Repeat exactly the lines running from the first line of the data to the line containing "const barZFront = 0.28, barZBack = 0.63;", both ends included, and nothing else; drop the pictures.

- **Provided material**:
┌────────

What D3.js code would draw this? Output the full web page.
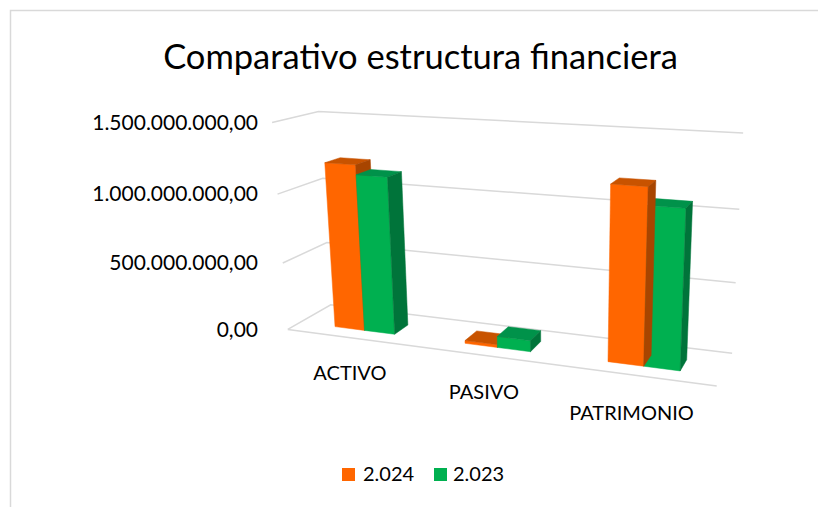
<!DOCTYPE html>
<html>
<head>
<meta charset="utf-8">
<script src="https://cdn.jsdelivr.net/npm/d3@7"></script>
<style>
  html, body { margin: 0; padding: 0; background: #fff; }
  svg { display: block; }
  text { font-family: Lato, "Open Sans", sans-serif; fill: #000; }
</style>
</head>
<body>
<div id="chart"></div>
<script>
// ---------------- DATA ----------------
const categories = ["ACTIVO", "PASIVO", "PATRIMONIO"];
const seriesNames = ["2.024", "2.023"];
const values2024 = [1210000000, 20000000, 1200000000];
const values2023 = [1140000000, 80000000, 1080000000];
const yTicks = [0, 500000000, 1000000000, 1500000000];
const yTickLabels = ["0,00", "500.000.000,00", "1.000.000.000,00", "1.500.000.000,00"];
const chartTitle = "Comparativo estructura financiera";

// ---------------- STYLE ----------------
const seriesColors = [
  { front: "#FF6600", top: "#C85300", side: "#A84500" },
  { front: "#00B050", top: "#00924A", side: "#00743A" }
];
const gridColor = "#d9d9d9";

// ---------------- LAYOUT ----------------
const W = 818, H = 507;
// projected corners of the 3-D plot box: [X, Y, Z, screenX, screenY]
// X: 0 left .. 1 right, Y: 0 floor .. 1 top of value axis, Z: 0 front .. 1 back wall
const plotBox = [
  [0, 1, 1, 318, 111], [0, 0, 1, 332, 305], [0, 1, 0, 273, 123], [0, 0, 0, 287, 329],
  [1, 1, 1, 743, 133], [1, 0, 1, 732, 353], [1, 0, 0, 717, 386],
  [0, 2/3, 0, 278, 194], [0, 2/3, 1, 322, 178], [0, 1/3, 0, 282, 263], [0, 1/3, 1, 327, 243],
  [1, 2/3, 1, 740, 209], [1, 1/3, 1, 735, 283]
];
const barZFront = 0.28, barZBack = 0.63;

function solveLinear(A, b) {
  const n = b.length;
  const M = A.map((r, i) => r.concat([b[i]]));
  for (let c = 0; c < n; c++) {
    let p = c;
    for (let r = c + 1; r < n; r++) if (Math.abs(M[r][c]) > Math.abs(M[p][c])) p = r;
    [M[c], M[p]] = [M[p], M[c]];
    for (let r = 0; r < n; r++) {
      if (r === c) continue;
      const f = M[r][c] / M[c][c];
      for (let k = c; k <= n; k++) M[r][k] -= f * M[c][k];
    }
  }
  return M.map((r, i) => r[n] / r[i]);
}
function fitCamera(pts) {
  const rows = [], rhs = [];
  pts.forEach(([X, Y, Z, u, v]) => {
    rows.push([X, Y, Z, 1, 0, 0, 0, 0, -u * X, -u * Y, -u * Z]); rhs.push(u);
    rows.push([0, 0, 0, 0, X, Y, Z, 1, -v * X, -v * Y, -v * Z]); rhs.push(v);
  });
  const n = 11;
  const AtA = Array.from({ length: n }, () => new Array(n).fill(0));
  const Atb = new Array(n).fill(0);
  rows.forEach((r, i) => {
    for (let a = 0; a < n; a++) {
      Atb[a] += r[a] * rhs[i];
      for (let c = 0; c < n; c++) AtA[a][c] += r[a] * r[c];
    }
  });
  return solveLinear(AtA, Atb);
}
const P = fitCamera(plotBox);
function project(X, Y, Z) {
  const w = P[8] * X + P[9] * Y + P[10] * Z + 1;
  return [(P[0] * X + P[1] * Y + P[2] * Z + P[3]) / w, (P[4] * X + P[5] * Y + P[6] * Z + P[7]) / w];
}
// camera centre (null space of P)
const camC = solveLinear(
  [[P[0], P[1], P[2]], [P[4], P[5], P[6]], [P[8], P[9], P[10]]],
  [-P[3], -P[7], -1]
);

// ---------------- SCALES ----------------
const yScale = d3.scaleLinear().domain([0, 1500000000]).range([0, 1]);
const x0 = d3.scaleBand().domain(categories).range([0.004, 1.004]).paddingInner(0.53).paddingOuter(0.27);
const x1 = d3.scaleBand().domain(seriesNames).range([0, x0.bandwidth()]);
const seriesValues = [values2024, values2023];

// ---------------- DRAW ----------------
const svg = d3.select("#chart").append("svg").attr("width", W).attr("height", H);
svg.append("rect").attr("width", W).attr("height", H).attr("fill", "#fff");
svg.append("rect").attr("x", 10.5).attr("y", 10.5).attr("width", 900).attr("height", 600)
  .attr("fill", "none").attr("stroke", "#d9d9d9").attr("stroke-width", 1.5);

// title
const title = svg.append("text").attr("x", 420.5).attr("y", 69).attr("text-anchor", "middle")
  .style("font-size", "32px").text(chartTitle);
const tw = title.node().getComputedTextLength();
title.style("font-size", (32 * 515 / tw) + "px");

const line = d3.line();
const grid = svg.append("g").attr("fill", "none").attr("stroke", gridColor).attr("stroke-width", 1.5);
yTicks.forEach(t => {
  const y = yScale(t);
  grid.append("path").attr("d", line([project(0, y, 0), project(0, y, 1), project(1, y, 1)]));
});
grid.append("path").attr("d", line([project(0, 0, 0), project(1, 0, 0)]));

// y tick labels
yTicks.forEach((t, i) => {
  const p = project(0, yScale(t), 0);
  svg.append("text").attr("x", 258).attr("y", p[1]).attr("dy", "0.35em")
    .attr("text-anchor", "end").style("font-size", "21px").text(yTickLabels[i]);
});

// category labels
categories.forEach(c => {
  const p = project(x0(c) + x0.bandwidth() / 2, -0.175, 0);
  svg.append("text").attr("x", p[0] - 5).attr("y", p[1]).attr("dy", "0.35em")
    .attr("text-anchor", "middle").style("font-size", "20px").text(c);
});

// bars
const bars = [];
categories.forEach((c, i) => {
  seriesNames.forEach((s, j) => {
    const xL = x0(c) + x1(s), xR = xL + x1.bandwidth();
    const yT = yScale(seriesValues[j][i]);
    const cx = (xL + xR) / 2, cz = (barZFront + barZBack) / 2;
    const d = Math.hypot(camC[0] - cx, camC[1] - yT / 2, camC[2] - cz);
    bars.push({ xL, xR, yT, j, d });
  });
});
bars.sort((a, b) => b.d - a.d);
const gBars = svg.append("g");
bars.forEach(b => {
  const zF = barZFront, zB = barZBack, col = seriesColors[b.j];
  const faces = [
    { n: [0, 0, -1], q: [b.xL, 0, zF], fill: col.front,
      pts: [[b.xL, 0, zF], [b.xR, 0, zF], [b.xR, b.yT, zF], [b.xL, b.yT, zF]] },
    { n: [0, 1, 0], q: [b.xL, b.yT, zF], fill: col.top,
      pts: [[b.xL, b.yT, zF], [b.xR, b.yT, zF], [b.xR, b.yT, zB], [b.xL, b.yT, zB]] },
    { n: [1, 0, 0], q: [b.xR, 0, zF], fill: col.side,
      pts: [[b.xR, 0, zF], [b.xR, 0, zB], [b.xR, b.yT, zB], [b.xR, b.yT, zF]] },
    { n: [-1, 0, 0], q: [b.xL, 0, zF], fill: col.side,
      pts: [[b.xL, 0, zF], [b.xL, 0, zB], [b.xL, b.yT, zB], [b.xL, b.yT, zF]] }
  ];
  faces.forEach(f => {
    const dot = (camC[0] - f.q[0]) * f.n[0] + (camC[1] - f.q[1]) * f.n[1] + (camC[2] - f.q[2]) * f.n[2];
    if (dot <= 0) return;
    gBars.append("path").attr("d", line(f.pts.map(p => project(p[0], p[1], p[2]))) + "Z")
      .attr("fill", f.fill).attr("stroke", f.fill).attr("stroke-width", 0.5).attr("stroke-linejoin", "round");
  });
});

// legend
const legend = [{ x: 342, tx: 363 }, { x: 434, tx: 453 }];
seriesNames.forEach((s, j) => {
  svg.append("rect").attr("x", legend[j].x).attr("y", 468).attr("width", 13).attr("height", 13)
    .attr("fill", seriesColors[j].front);
  svg.append("text").attr("x", legend[j].tx).attr("y", 481).style("font-size", "20px").text(s);
});
</script>
</body>
</html>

└────────

- **Solved problem**:
What D3.js code would draw this? Output the full web page.
<!DOCTYPE html>
<html>
<head>
<meta charset="utf-8">
<script src="https://cdn.jsdelivr.net/npm/d3@7"></script>
<style>
  html, body { margin: 0; padding: 0; background: #fff; }
  svg { display: block; }
  text { font-family: Lato, "Open Sans", sans-serif; fill: #000; }
</style>
</head>
<body>
<div id="chart"></div>
<script>
// ---------------- DATA ----------------
const categories = ["ACTIVO", "PASIVO", "PATRIMONIO"];
const seriesNames = ["2.024", "2.023"];
const values2024 = [1210000000, 20000000, 1200000000];
const values2023 = [1140000000, 80000000, 1080000000];
const yTicks = [0, 500000000, 1000000000, 1500000000];
const yTickLabels = ["0,00", "500.000.000,00", "1.000.000.000,00", "1.500.000.000,00"];
const chartTitle = "Comparativo estructura financiera";

// ---------------- STYLE ----------------
const seriesColors = [
  { front: "#FF6600", top: "#C85300", side: "#A84500" },
  { front: "#00B050", top: "#00924A", side: "#00743A" }
];
const gridColor = "#d9d9d9";

// ---------------- LAYOUT ----------------
const W = 818, H = 507;
// projected corners of the 3-D plot box: [X, Y, Z, screenX, screenY]
// X: 0 left .. 1 right, Y: 0 floor .. 1 top of value axis, Z: 0 front .. 1 back wall
const plotBox = [
  [0, 1, 1, 318, 111], [0, 0, 1, 332, 305], [0, 1, 0, 273, 123], [0, 0, 0, 287, 329],
  [1, 1, 1, 743, 133], [1, 0, 1, 732, 353], [1, 0, 0, 717, 386],
  [0, 2/3, 0, 278, 194], [0, 2/3, 1, 322, 178], [0, 1/3, 0, 282, 263], [0, 1/3, 1, 327, 243],
  [1, 2/3, 1, 740, 209], [1, 1/3, 1, 735, 283]
];
const barZFront = 0.28, barZBack = 0.63;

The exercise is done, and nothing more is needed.